Der sparsame Umgang mit dem verwendeten Material bringt Vorteile, wenn man dabei nicht übertreibt. Das übliche Pech für G.: Er hatte dem Verantwortlichen in einer Hosenfabrik so lange zugesetzt, den nach Innen geschlagenen Saum der Hosen zu reduzieren, bis endlich alle Hosen der letzten Lieferung zurückkamen: Sie waren ihren Trägern an gut sichtbarer Stelle geplatzt. Man kann sich die Auswirkung einer solchen Rücklaufaktion auf den Ruf der Hosenfabrik leicht ausmalen: Einem Autohersteller, welcher eine ganze Modellreihe ohne Scheibenwischer und Bremsen auf den Markt geworfen hätte, wäre gewiß leichter verziehen worden.

Auch mit der Forderung nach übersichtlicher Gestaltung des Arbeitsablaufes (Schlachtruf: "Mehr Transparenz!") weiß G. nichts anzufangen. Er hat schon die ärgsten Schwierigkeiten, überhaupt die bestehenden Abläufe zu begreifen.

Daß sich G. noch immer auf seinem Posten befindet, liegt jedoch gerade an dieser seiner Begriffsstutzigkeit, die er beinahe zu einem System entwickelt hat. Der wichtigste Teil der Beratung besteht nämlich darin, die Tätigkeit der Beschäftigten im zu durchleuchtenden Betrieb genau zu studieren: Bei manchen Verrichtungen nach deren genauen Sinn und Zweck zu fragen und sich wohl auch gewisse Einzelheiten erklären zu lassen. Erst nachher kann man den Studienobjekten mit guten Ratschlägen an die Hand gehen.

Man wird verschiedene Personen über ihre Meinung bezüglich des selben Problems befragen, divergierende Auffassungen vergleichen und über alle Vorgänge ein genaues Protokoll führen müssen, um zuletzt daraus die nötigen Schlüsse zu ziehen.

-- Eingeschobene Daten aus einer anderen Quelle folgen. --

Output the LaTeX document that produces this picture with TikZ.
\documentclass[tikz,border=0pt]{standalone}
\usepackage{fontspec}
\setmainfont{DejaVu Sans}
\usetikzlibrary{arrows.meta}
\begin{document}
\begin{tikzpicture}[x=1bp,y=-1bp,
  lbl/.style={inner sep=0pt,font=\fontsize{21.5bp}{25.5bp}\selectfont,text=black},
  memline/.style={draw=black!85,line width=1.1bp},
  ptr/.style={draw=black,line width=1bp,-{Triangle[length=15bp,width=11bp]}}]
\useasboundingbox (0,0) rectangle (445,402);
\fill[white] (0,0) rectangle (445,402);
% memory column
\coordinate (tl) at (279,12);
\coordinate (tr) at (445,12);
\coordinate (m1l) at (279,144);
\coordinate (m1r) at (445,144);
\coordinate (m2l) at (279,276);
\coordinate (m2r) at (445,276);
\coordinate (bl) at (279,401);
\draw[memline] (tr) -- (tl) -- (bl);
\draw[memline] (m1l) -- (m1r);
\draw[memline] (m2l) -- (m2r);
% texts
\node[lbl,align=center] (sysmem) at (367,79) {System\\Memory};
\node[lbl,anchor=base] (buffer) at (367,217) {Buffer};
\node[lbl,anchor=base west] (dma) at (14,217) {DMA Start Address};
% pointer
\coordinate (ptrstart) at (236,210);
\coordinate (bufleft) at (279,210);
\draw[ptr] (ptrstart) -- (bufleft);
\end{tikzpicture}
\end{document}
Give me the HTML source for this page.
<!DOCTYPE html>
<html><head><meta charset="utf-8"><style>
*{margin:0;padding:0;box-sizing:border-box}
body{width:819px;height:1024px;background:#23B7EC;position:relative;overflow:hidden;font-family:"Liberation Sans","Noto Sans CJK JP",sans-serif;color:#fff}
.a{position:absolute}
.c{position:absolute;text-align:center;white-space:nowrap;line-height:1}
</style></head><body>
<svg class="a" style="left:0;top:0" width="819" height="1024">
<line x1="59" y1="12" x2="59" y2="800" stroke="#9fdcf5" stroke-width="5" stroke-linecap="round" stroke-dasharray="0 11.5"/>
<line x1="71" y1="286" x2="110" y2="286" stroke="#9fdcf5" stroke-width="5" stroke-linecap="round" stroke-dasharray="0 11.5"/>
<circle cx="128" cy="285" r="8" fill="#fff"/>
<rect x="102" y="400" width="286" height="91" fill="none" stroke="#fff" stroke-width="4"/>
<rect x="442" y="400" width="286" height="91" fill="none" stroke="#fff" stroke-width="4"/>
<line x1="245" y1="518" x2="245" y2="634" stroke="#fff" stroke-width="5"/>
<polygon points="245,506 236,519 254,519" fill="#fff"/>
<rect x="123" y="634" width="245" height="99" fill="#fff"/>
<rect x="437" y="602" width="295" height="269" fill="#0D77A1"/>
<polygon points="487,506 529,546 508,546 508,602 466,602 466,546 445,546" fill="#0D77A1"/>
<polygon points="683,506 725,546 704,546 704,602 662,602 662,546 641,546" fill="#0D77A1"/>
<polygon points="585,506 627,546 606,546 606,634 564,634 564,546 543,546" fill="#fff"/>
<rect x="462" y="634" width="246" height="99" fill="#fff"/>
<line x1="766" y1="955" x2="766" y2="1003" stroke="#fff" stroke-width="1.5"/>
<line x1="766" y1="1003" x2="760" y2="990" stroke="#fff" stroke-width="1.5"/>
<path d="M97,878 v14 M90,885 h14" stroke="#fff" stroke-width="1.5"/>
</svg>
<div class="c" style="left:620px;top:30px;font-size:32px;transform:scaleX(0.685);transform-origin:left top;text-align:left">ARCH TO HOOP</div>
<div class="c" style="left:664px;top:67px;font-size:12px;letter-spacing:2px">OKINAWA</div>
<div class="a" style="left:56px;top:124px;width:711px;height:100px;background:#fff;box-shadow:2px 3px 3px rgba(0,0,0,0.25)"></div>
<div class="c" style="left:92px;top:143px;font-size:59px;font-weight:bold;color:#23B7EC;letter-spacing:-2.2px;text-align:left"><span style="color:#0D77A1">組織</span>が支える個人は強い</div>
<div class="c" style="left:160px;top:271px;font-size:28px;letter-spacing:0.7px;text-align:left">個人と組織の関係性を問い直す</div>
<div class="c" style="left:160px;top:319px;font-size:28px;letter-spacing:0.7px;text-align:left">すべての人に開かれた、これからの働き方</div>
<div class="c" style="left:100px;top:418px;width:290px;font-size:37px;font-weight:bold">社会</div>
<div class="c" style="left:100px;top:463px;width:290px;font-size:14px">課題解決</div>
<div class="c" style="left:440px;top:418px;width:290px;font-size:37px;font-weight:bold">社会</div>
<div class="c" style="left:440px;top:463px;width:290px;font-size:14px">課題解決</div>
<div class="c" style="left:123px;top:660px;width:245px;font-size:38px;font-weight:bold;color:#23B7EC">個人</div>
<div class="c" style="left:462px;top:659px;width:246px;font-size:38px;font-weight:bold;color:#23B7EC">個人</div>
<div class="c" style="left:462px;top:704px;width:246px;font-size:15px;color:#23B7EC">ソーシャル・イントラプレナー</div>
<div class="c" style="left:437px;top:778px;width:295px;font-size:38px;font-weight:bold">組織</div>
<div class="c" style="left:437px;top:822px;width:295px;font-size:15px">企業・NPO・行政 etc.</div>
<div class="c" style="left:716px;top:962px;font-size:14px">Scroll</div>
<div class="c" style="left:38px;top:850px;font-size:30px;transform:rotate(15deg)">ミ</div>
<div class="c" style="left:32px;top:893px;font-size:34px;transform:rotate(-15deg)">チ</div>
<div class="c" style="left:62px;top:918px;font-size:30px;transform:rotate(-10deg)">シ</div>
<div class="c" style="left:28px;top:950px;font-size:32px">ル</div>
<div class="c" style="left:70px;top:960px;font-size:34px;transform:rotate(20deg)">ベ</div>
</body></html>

Wird nun G. in einen Betrieb entsandt, dann haben die dort Beschäftigten ihre liebe Not mit ihm: Wenn sie ihm einzelne Arbeitsschritte nur fünfmal erklären müssen, dann sind sie schon gut daran. Oftmals müssen sie für G. auch selbst die schriftlichen Notizen machen und bestimmte Details aufzeichnen.

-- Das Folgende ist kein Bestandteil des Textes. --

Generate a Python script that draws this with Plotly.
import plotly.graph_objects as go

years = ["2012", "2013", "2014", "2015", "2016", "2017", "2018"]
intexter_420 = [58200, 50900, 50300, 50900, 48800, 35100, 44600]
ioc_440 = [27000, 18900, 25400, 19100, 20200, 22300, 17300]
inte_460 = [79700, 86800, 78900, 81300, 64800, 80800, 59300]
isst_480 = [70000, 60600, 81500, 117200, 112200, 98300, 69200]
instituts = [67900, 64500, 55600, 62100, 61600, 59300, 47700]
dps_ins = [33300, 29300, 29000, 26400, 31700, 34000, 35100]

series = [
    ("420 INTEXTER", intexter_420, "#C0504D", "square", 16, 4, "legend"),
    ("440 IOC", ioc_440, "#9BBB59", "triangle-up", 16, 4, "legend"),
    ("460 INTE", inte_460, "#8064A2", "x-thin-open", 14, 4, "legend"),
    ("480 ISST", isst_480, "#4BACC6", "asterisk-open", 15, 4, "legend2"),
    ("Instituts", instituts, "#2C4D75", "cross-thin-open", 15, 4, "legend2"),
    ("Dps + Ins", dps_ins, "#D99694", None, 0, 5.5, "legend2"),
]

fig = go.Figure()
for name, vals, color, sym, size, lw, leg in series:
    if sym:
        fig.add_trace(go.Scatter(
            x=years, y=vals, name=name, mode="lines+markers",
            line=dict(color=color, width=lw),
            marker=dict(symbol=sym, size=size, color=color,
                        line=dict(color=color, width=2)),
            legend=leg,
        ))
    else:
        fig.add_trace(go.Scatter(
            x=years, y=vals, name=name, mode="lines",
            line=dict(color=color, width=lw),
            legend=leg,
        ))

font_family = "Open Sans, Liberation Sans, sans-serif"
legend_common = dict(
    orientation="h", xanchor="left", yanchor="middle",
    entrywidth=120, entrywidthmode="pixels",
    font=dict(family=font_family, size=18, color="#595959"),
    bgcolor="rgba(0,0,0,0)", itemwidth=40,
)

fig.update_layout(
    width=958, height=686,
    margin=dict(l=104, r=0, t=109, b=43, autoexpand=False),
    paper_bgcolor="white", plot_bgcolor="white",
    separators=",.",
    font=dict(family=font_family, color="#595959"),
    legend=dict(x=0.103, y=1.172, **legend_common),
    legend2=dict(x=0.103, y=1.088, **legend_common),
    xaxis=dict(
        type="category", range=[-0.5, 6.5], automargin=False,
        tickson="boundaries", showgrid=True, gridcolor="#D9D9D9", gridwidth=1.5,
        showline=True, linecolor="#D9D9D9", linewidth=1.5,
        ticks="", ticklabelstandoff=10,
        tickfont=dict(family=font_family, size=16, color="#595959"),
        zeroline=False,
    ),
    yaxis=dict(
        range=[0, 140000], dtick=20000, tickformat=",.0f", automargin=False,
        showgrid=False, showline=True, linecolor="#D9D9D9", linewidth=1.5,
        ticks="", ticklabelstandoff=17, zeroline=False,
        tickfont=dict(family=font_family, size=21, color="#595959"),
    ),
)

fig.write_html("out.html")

Nach der fünften Erklärung schüttelt der Sachbearbeiter den Kopf: Gibt es das wirklich, seufzt er und verdreht die Augen. Beim nächsten Versuch allerdings geht ihm vielleicht ein Licht auf und er findet tatsächlich die eine oder andere Verbesserung für seine Tätigkeit: Er hält kurz inne in seiner Rede und der Ausdruck freudiger Erkenntnis erscheint auf seinen Zügen. G. muß nur auf das Aufleuchten seiner Augen warten und dann einhaken: Ist er geschickt genug, so kann er einen Teil des Erfolges für sich in Anspruch nehmen.

Verläßt G. dann endlich den Betrieb, so geht allen dort Beschäftigten die Arbeit doppelt schnell von der Hand: Was man sich eigentlich von seinem Besuch erhofft hatte!